● RECORDS PROVIDED:
+---+

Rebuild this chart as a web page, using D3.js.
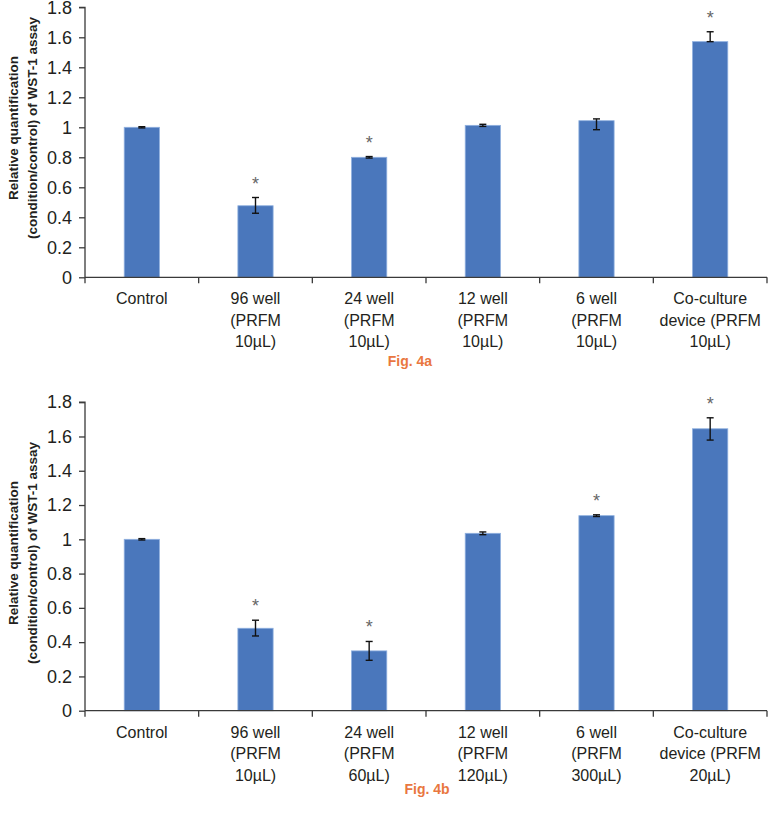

+---+

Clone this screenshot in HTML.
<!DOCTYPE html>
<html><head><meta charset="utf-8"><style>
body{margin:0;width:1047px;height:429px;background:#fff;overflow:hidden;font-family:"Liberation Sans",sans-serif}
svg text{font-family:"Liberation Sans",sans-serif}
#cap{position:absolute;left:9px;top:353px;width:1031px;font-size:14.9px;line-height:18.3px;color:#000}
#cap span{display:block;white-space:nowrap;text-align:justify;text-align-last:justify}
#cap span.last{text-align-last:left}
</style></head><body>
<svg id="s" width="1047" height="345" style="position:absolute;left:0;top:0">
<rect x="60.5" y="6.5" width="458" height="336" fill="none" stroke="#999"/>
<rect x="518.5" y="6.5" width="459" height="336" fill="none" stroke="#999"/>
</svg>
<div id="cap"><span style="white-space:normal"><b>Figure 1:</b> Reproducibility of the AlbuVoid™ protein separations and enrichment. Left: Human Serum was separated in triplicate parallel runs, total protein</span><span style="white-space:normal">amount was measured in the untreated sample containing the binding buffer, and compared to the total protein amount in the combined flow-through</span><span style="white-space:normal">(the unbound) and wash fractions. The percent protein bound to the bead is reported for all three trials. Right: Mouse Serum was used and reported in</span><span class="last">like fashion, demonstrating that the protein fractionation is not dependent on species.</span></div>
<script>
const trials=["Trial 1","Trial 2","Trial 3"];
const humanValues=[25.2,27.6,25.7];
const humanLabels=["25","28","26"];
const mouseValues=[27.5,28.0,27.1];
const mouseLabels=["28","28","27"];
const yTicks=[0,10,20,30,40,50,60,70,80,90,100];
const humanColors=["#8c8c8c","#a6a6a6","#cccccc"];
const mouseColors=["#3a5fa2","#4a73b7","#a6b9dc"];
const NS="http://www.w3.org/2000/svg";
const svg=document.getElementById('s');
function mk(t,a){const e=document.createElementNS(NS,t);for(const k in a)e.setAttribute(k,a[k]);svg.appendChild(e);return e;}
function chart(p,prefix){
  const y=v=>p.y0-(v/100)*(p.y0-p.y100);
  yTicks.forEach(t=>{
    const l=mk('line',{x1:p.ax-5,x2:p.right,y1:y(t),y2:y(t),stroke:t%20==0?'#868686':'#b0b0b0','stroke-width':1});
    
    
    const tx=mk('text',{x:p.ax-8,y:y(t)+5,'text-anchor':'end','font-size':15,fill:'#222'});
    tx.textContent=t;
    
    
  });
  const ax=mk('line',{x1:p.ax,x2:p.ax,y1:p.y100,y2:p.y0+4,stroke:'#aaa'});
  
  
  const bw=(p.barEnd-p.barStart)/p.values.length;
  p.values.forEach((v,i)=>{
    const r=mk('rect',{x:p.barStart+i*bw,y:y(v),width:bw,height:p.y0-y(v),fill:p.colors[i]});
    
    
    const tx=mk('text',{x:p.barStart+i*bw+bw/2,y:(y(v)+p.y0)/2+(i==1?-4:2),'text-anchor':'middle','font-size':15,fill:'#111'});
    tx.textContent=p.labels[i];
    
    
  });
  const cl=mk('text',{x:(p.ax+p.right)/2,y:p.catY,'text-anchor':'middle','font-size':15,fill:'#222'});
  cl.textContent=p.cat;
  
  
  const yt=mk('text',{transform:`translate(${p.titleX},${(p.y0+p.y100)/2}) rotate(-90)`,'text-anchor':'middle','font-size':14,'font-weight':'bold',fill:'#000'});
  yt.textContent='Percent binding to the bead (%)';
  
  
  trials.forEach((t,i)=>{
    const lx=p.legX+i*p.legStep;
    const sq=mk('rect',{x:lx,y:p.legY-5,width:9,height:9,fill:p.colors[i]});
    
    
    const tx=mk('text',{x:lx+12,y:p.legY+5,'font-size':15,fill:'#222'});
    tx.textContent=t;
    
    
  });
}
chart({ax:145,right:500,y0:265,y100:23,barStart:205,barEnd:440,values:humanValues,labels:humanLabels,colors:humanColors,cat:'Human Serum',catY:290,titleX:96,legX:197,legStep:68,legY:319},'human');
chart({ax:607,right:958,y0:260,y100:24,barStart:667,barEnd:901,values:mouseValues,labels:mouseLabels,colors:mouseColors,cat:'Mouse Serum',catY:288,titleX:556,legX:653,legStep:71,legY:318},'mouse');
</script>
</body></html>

+---+

● THE EXERCISE: Show every line from the entries above in which the word "this" appears.

● WRITTEN RESPONSE:
Rebuild this chart as a web page, using D3.js.
Clone this screenshot in HTML.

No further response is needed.